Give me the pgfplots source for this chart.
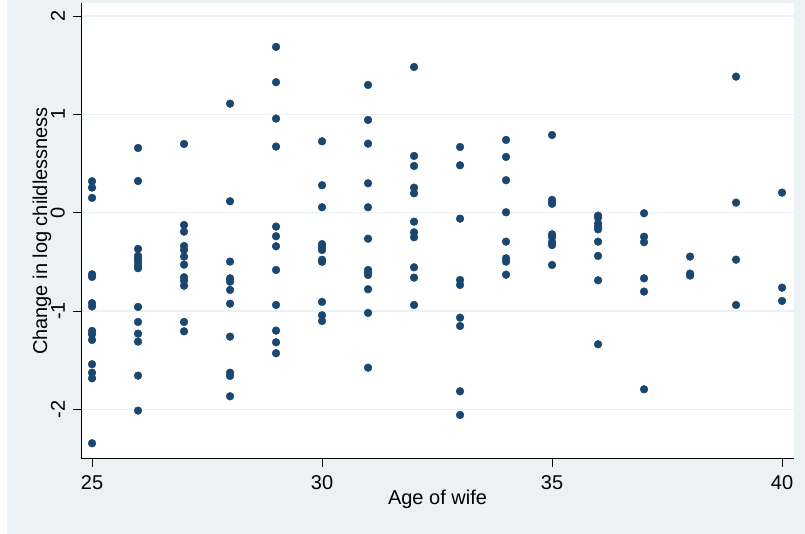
\documentclass[border=0pt]{standalone}
\usepackage{fontspec}
\setmainfont{Liberation Sans}
\usepackage{pgfplots}
\pgfplotsset{compat=1.18}
\definecolor{bgc}{HTML}{EAF2F3}
\definecolor{stnavy}{HTML}{1A476F}
\definecolor{gridc}{HTML}{EAF2F3}
\begin{document}
\fontsize{20pt}{24pt}\selectfont
\begin{tikzpicture}[x=1pt,y=1pt]
\fill[bgc] (7,0) rectangle (805,534);
\begin{axis}[
 at={(81pt,75pt)}, anchor=south west,
 scale only axis, width=713pt, height=456pt,
 xmin=24.76, xmax=40.26, ymin=-2.506, ymax=2.133,
 axis x line*=bottom, axis y line*=left,
 axis background/.style={fill=white},
 xtick={25,30,35,40}, ytick={-2,-1,0,1,2},
 ymajorgrids, grid style={gridc, line width=1.5pt},
 tick align=outside, major tick length=8pt,
 tick style={black, line width=0.8pt},
 axis line style={black, line width=1pt, -},
 /pgf/number format/assume math mode=true,
 ticklabel style={font=\fontsize{20pt}{24pt}\selectfont},
 xticklabel style={anchor=north, inner sep=0pt, yshift=-8pt},
 yticklabel style={rotate=90, anchor=south, inner sep=0pt, yshift=8pt},
 xlabel={Age of wife},
 ylabel={Change in log childlessness},
 label style={font=\fontsize{20pt}{24pt}\selectfont},
 xlabel style={at={(axis description cs:0.5,0)}, anchor=base, yshift=-46pt, inner sep=0pt},
 ylabel style={at={(axis description cs:0,0.5)}, rotate=0, anchor=base, yshift=34pt, inner sep=0pt},
 clip=false,
]
\addplot[only marks, mark=*, mark size=3.9pt, mark options={fill=stnavy, draw=stnavy, line width=0.4pt}] table {
x y
25 0.32
25 0.255
25 0.15
25 -0.627
25 -0.654
25 -0.92
25 -0.954
25 -1.203
25 -1.237
25 -1.295
25 -1.542
25 -1.628
25 -1.685
25 -2.346
26 0.658
26 0.322
26 -0.369
26 -0.44
26 -0.47
26 -0.50
26 -0.535
26 -0.565
26 -0.959
26 -1.112
26 -1.231
26 -1.312
26 -1.658
26 -2.014
27 0.699
27 -0.125
27 -0.193
27 -0.339
27 -0.379
27 -0.447
27 -0.529
27 -0.657
27 -0.692
27 -0.743
27 -1.112
27 -1.207
28 1.109
28 0.116
28 -0.498
28 -0.668
28 -0.702
28 -0.786
28 -0.926
28 -1.261
28 -1.628
28 -1.661
28 -1.868
29 1.686
29 1.327
29 0.957
29 0.672
29 -0.142
29 -0.24
29 -0.342
29 -0.583
29 -0.939
29 -1.2
29 -1.319
29 -1.43
30 0.726
30 0.279
30 0.055
30 -0.32
30 -0.35
30 -0.38
30 -0.48
30 -0.50
30 -0.908
30 -1.044
30 -1.102
31 1.299
31 0.943
31 0.702
31 0.299
31 0.055
31 -0.265
31 -0.583
31 -0.61
31 -0.634
31 -0.779
31 -1.02
31 -1.577
32 1.482
32 0.577
32 0.475
32 0.254
32 0.197
32 -0.092
32 -0.2
32 -0.25
32 -0.556
32 -0.661
32 -0.939
33 0.668
33 0.482
33 -0.061
33 -0.685
33 -0.735
33 -1.068
33 -1.153
33 -1.817
33 -2.058
34 0.74
34 0.567
34 0.33
34 0.004
34 -0.295
34 -0.464
34 -0.498
34 -0.631
35 0.79
35 0.13
35 0.11
35 0.09
35 -0.22
35 -0.25
35 -0.30
35 -0.33
35 -0.532
36 -0.03
36 -0.05
36 -0.11
36 -0.14
36 -0.17
36 -0.295
36 -0.44
36 -0.688
36 -1.339
37 -0.006
37 -0.245
37 -0.30
37 -0.668
37 -0.803
37 -1.797
38 -0.447
38 -0.62
38 -0.64
39 1.384
39 0.102
39 -0.478
39 -0.939
40 0.204
40 -0.763
40 -0.898
};
\end{axis}
\pgfresetboundingbox
\path (0,0) rectangle (805,534);
\end{tikzpicture}
\end{document}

::::::

Skip the images and write out the rest of the listing exactly.

**Final answer:**
Give me the pgfplots source for this chart.
\documentclass[border=0pt]{standalone}
\usepackage{fontspec}
\setmainfont{Liberation Sans}
\usepackage{pgfplots}
\pgfplotsset{compat=1.18}
\definecolor{bgc}{HTML}{EAF2F3}
\definecolor{stnavy}{HTML}{1A476F}
\definecolor{gridc}{HTML}{EAF2F3}
\begin{document}
\fontsize{20pt}{24pt}\selectfont
\begin{tikzpicture}[x=1pt,y=1pt]
\fill[bgc] (7,0) rectangle (805,534);
\begin{axis}[
 at={(81pt,75pt)}, anchor=south west,
 scale only axis, width=713pt, height=456pt,
 xmin=24.76, xmax=40.26, ymin=-2.506, ymax=2.133,
 axis x line*=bottom, axis y line*=left,
 axis background/.style={fill=white},
 xtick={25,30,35,40}, ytick={-2,-1,0,1,2},
 ymajorgrids, grid style={gridc, line width=1.5pt},
 tick align=outside, major tick length=8pt,
 tick style={black, line width=0.8pt},
 axis line style={black, line width=1pt, -},
 /pgf/number format/assume math mode=true,
 ticklabel style={font=\fontsize{20pt}{24pt}\selectfont},
 xticklabel style={anchor=north, inner sep=0pt, yshift=-8pt},
 yticklabel style={rotate=90, anchor=south, inner sep=0pt, yshift=8pt},
 xlabel={Age of wife},
 ylabel={Change in log childlessness},
 label style={font=\fontsize{20pt}{24pt}\selectfont},
 xlabel style={at={(axis description cs:0.5,0)}, anchor=base, yshift=-46pt, inner sep=0pt},
 ylabel style={at={(axis description cs:0,0.5)}, rotate=0, anchor=base, yshift=34pt, inner sep=0pt},
 clip=false,
]
\addplot[only marks, mark=*, mark size=3.9pt, mark options={fill=stnavy, draw=stnavy, line width=0.4pt}] table {
x y
25 0.32
25 0.255
25 0.15
25 -0.627
25 -0.654
25 -0.92
25 -0.954
25 -1.203
25 -1.237
25 -1.295
25 -1.542
25 -1.628
25 -1.685
25 -2.346
26 0.658
26 0.322
26 -0.369
26 -0.44
26 -0.47
26 -0.50
26 -0.535
26 -0.565
26 -0.959
26 -1.112
26 -1.231
26 -1.312
26 -1.658
26 -2.014
27 0.699
27 -0.125
27 -0.193
27 -0.339
27 -0.379
27 -0.447
27 -0.529
27 -0.657
27 -0.692
27 -0.743
27 -1.112
27 -1.207
28 1.109
28 0.116
28 -0.498
28 -0.668
28 -0.702
28 -0.786
28 -0.926
28 -1.261
28 -1.628
28 -1.661
28 -1.868
29 1.686
29 1.327
29 0.957
29 0.672
29 -0.142
29 -0.24
29 -0.342
29 -0.583
29 -0.939
29 -1.2
29 -1.319
29 -1.43
30 0.726
30 0.279
30 0.055
30 -0.32
30 -0.35
30 -0.38
30 -0.48
30 -0.50
30 -0.908
30 -1.044
30 -1.102
31 1.299
31 0.943
31 0.702
31 0.299
31 0.055
31 -0.265
31 -0.583
31 -0.61
31 -0.634
31 -0.779
31 -1.02
31 -1.577
32 1.482
32 0.577
32 0.475
32 0.254
32 0.197
32 -0.092
32 -0.2
32 -0.25
32 -0.556
32 -0.661
32 -0.939
33 0.668
33 0.482
33 -0.061
33 -0.685
33 -0.735
33 -1.068
33 -1.153
33 -1.817
33 -2.058
34 0.74
34 0.567
34 0.33
34 0.004
34 -0.295
34 -0.464
34 -0.498
34 -0.631
35 0.79
35 0.13
35 0.11
35 0.09
35 -0.22
35 -0.25
35 -0.30
35 -0.33
35 -0.532
36 -0.03
36 -0.05
36 -0.11
36 -0.14
36 -0.17
36 -0.295
36 -0.44
36 -0.688
36 -1.339
37 -0.006
37 -0.245
37 -0.30
37 -0.668
37 -0.803
37 -1.797
38 -0.447
38 -0.62
38 -0.64
39 1.384
39 0.102
39 -0.478
39 -0.939
40 0.204
40 -0.763
40 -0.898
};
\end{axis}
\pgfresetboundingbox
\path (0,0) rectangle (805,534);
\end{tikzpicture}
\end{document}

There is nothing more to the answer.